In the first two games of this series, Miami has been pummeled by Indiana’s space eaters in the lane. As a result, Eric Spoelstra has pumped an infusion of size into the Heat’s DNA.

In Allen and Battier’s place, the Heat looked to Chris Andersen and mainstay Udonis Haslem as alternative scoring valves. Andersen has been a revelation for Miami and is a perfect 13-for-13 from the field in this series.

Do most casual Heat fans even remember Haslem amidst the rock star fervor over The Big Three? He's the Heatles Ringo Starr and Wade’s Deputy Mayor of Miami. The Miami-born power forward has played for the Heat his entire 10-year career, but was displaced in the rotation by Battier this season. Battier is clearly a better defender on the perimeter and is a marksman behind the arc, but against the league’s top three-point defense, he’s become a liability. Indiana was eating good and Miami was looking malnourished.

Haslem shot 8-of-9 from the field in Game 3, after scoring three points in the first two games of this series. Indiana clamps down in the post and on the perimeter, but their main vulnerability all season long has been the midrange area. Haslem was 3-for-3 at the rim, but also made 5 of his 6 rhythm jumpers from the same spot on the right side.

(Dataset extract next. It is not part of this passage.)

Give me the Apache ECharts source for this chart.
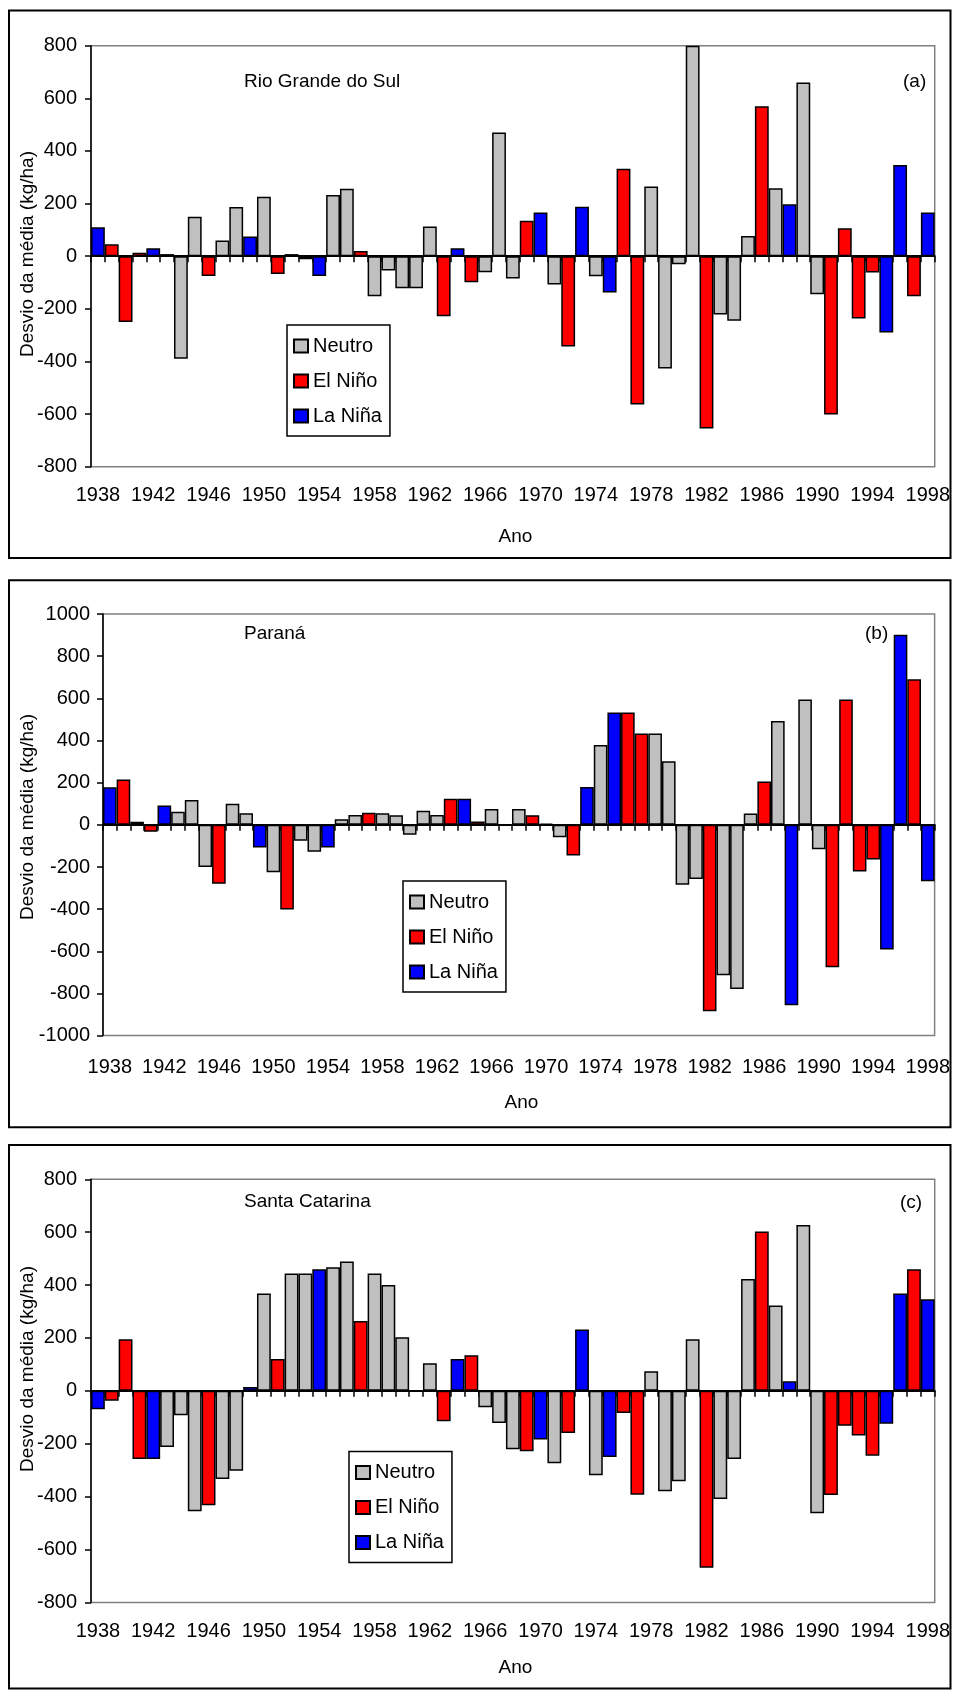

The result was Miami’s best offensive performance of the series and a rout of Indiana.

Tired of getting pounded by Roy Hibbert and David West inside, Spoelstra decided to load down by slapping James in the paint. James, who has spent the last two summers refining his post-up skills with Hakeem Olajuwon, held his own post up clinic, and made all but one of his eight field goals in the rim’s area code.

Miami still had their asses handed to them on the offensive boards, but only because they couldn’t miss in the paint. James’ versatility has made him the portrait of NBA excellence, and small ball will be Miami’s legacy. They are six more wins from making that legacy immortal.